Case Study 1 — The Self-Taught Developer Who Leveled Up

An archetypal path: a self-taught web developer who "knew enough SQL to be dangerous" turned database fluency into a career step-change — and a portfolio project (a capstone like Chapter 39's) was the lever.

The starting point

A self-taught developer had been building small web apps for a couple of years. They could write SELECT * FROM users and basic WHERE/JOIN queries, used an ORM for everything, and treated the database as a black box behind their framework. When things were slow, they guessed; when the data got complicated, they worked around it in application code. They applied for mid-level backend roles and kept stalling at the technical screen — specifically on the database questions: a window-function query they couldn't write, a "design this schema" question they fumbled, a "this query is slow, what do you do?" prompt where they had no method.

The gap wasn't general programming — it was database depth. So they set out to fill it (with a resource like this book).

The work

They didn't just read; they built (the book's theme #2 — SQL is learned by writing it). Over a few months, working through the material and a progressive project:

  • They got fluent in SQL — past basic joins into aggregation, window functions, CTEs, and subqueries (Part II). The window-function query that had stumped them in an interview became routine.
  • They learned to design — normalization, ER modeling, when to denormalize (Part III). They could now take a vague requirement and produce a clean, constrained schema and explain it.
  • They learned performance — reading EXPLAIN, indexing, fixing slow queries (Part IV). The "this query is slow" question became a method, not a panic: read the plan, find the Seq Scan, add the index, verify.
  • They learned what their ORM was doing — discovered (and fixed) an N+1 problem in their own app (Chapter 30), and understood the SQL underneath the abstraction.
  • They built a capstone — a complete, documented database for a side project (schema, queries, indexes, a Python data-access layer, security, a tested backup, and a design-decisions doc — Chapter 39), in a public repo.

The turnaround

The next round of interviews went differently. When asked to write a window-function query, they wrote it. When asked to design a schema, they sketched an ER model and talked through the normalization and the constraints. When handed a slow query, they walked through reading the plan and adding the right index. When asked "which database?", they reasoned in trade-offs (Chapter 37). And — the difference-maker — they could point to their capstone: "here's a database I designed and built; let me walk you through a decision I made and why."

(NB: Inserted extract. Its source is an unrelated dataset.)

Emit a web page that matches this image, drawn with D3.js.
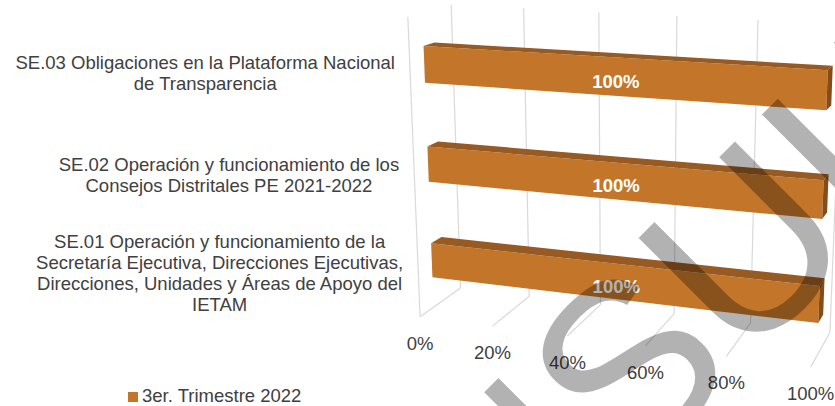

They landed a mid-level backend role, and within a year the database depth made them the person the team turned to for the hard data problems — schema design, slow-query triage, the data layer of new features. The "black box" had become a core strength.

The analysis

  1. Database depth is a common, fillable gap — and a differentiator. Many developers plateau at surface SQL and an ORM-as-magic mindset. The ones who go deep (design, performance, the SQL under the ORM) stand out, because most don't. The gap that was holding them back became their edge.

  2. Building beats reading. Fluency came from writing queries and building a project, not from passively reading. The capstone forced integration and produced the artifact that proved the skill (themes #2 and the Chapter 39 capstone).

  3. The capstone was the lever. A public, documented project they could walk through turned "I learned databases" into "here, I can show you." It answered the design and reasoning questions before they were even asked, and gave the interview a concrete anchor.

  4. Interview prep mapped directly to the book. The four question types — write SQL, design, performance, trade-offs — are Parts II, III, IV, and VI. Having practiced each (and built a project exercising them) removed the panic.

  5. Understanding the abstraction (the ORM) was pivotal. Realizing the ORM was generating SQL — and finding their own N+1 — was the moment the database stopped being a black box. That shift ("I understand what's happening underneath") is what seniority is made of.

Discussion questions

  1. What specific gap was holding this developer back, and why is it common?
  2. Why did building (not just reading) produce the turnaround?
  3. How did the capstone change the interviews?
  4. Map the four interview question types to the parts of this book.
  5. ⭐ What's your version of this plan — which gap will you fill, and what capstone will you build to prove it?